CATANIA – Cinque pentiti in un solo anno. Il clan Cappello-Bonaccorsi da mesi cerca di correre ai ripari. Le rivelazioni dei collaboratori di giustizia hanno blindato una serie di processi e hanno fornito input investigativi per serrare inchieste già aperte sulla cosca che ha come centri di potere via Poulet a San Cristoforo (U Passareddu per i catanesi, ndr), San Berillo Nuovo e Monte Po.
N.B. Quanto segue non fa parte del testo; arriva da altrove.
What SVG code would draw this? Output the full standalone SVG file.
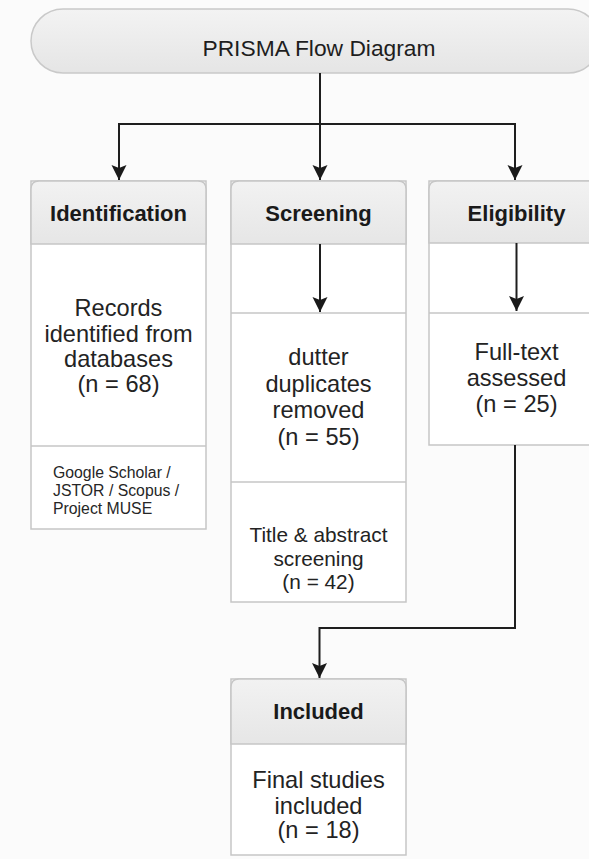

Una mappa criminale che si può delineare leggendo centinaia di pagine di verbali che stanno preoccupando boss in carcere e soprattutto chi è tornato in libertà, anche da poco tempo. Il rischio è di ritrovarsi di nuovo dietro le sbarre.
Chi sono i pentiti che stanno provocando ansie tra gli affiliati del clan Cappello? Concetto Bonaccorsi, il figlio Salvuccio, Francesco Di Mauro, boss di Monte Po a cui il mensile S ha dedicato uno speciale, Carmelo Di Mauro, detto U Ciociu, e Sebastiano Sardo, conosciuto come ‘Occhiolino’ o ‘U Sceicco’.
Partiamo dal padrino dei Carateddi, la frangia armata del clan Cappello. Concetto Bonaccorsi firma il suo primo verbale da collaboratore di giustizia alla fine di giugno 2017. Una scelta che ha scosso la famiglia Bonaccorsi. Chi è rimasto a Catania ha ben chiarito al quartiere – anche attraverso i social – che prende le distanze da chi “ha tradito la famiglia”. Il fratello di Ignazio Bonaccorsi, capo bastone che ha permesso la storica alleanza con il boss al 41bis Turi Cappello, conosce i segreti, ormai sepolti, della mafia catanese. Le sue parole potrebbero riaprire casi rimasti nel cassetto per mancanza di prove. Quello che è accaduto a Catania infatti gli è stato raccontato attraverso i colloqui in carcere e i permessi premio. Alla fine del 2016 Concetto Bonaccorsi non torna al carcere di Secondigliano in Campania e scappa con la moglie in Toscana. Una sorta di vacanza con la consorte. Ma in quei mesi di latitanza Concetto Bonaccorsi torna a Catania, anche perché a gennaio il clan perde potere criminale dopo gli arresti del blitz Penelope. Un cognome come il suo può permettere alla cosca di rafforzare le fila e il controllo criminale. Nel programma di protezione entra anche il figlio Salvuccio: i suoi verbali sono quelli che più inguaiano boss e soldati che operano sotto l’effige del clan Cappello-Bonaccorsi. Conosce le nuove milizie. Leggendo le sue confessioni si possono ritrovare nomi ancora sconosciuti agli inquirenti. A giugno 2017 si pente anche Sebastiano Sardo, narcotrafficante catanese che ha contatti con diversi clan perché grazie ai suoi contatti con Napoli e le ‘ndrine calabresi riesce a portare grossi carichi di droga.
Poco dopo il maxi blitz Penelope, gennaio 2017, che si pente Carmelo Di Mauro, uomo del gruppo di spaccio di Massimiliano Salvo U Carruzzeri – secondo gli investigatori – il referente in città del clan Cappello. Le sue parole sono entrate di prepotenza nel processo Penelope. Il pentito svela nomi e cognomi e traccia un preciso organigramma di potere del clan. Una manciata di settimane fa ha deciso di collaborare con la magistratura il boss di Monte Po Francesco Di Mauro, uomo della famiglia Strano (cognato di uno dei fratelli). È finito in manette dopo un periodo di latitanza: ha deciso di nascondersi dopo la condanna a 20 anni in primo grado nel processo Revenge 5. “Ho deciso di cambiare vita”, ha detto prima di vuotare il sacco. Un’altra onta nella cosca Cappello. E pensare che alla fine dello scorso decennio il clan stavano tentando la scalata del potere nella mafia catanese: con migrazioni di uomini d’onore del clan Santapaola e omicidi eccellenti.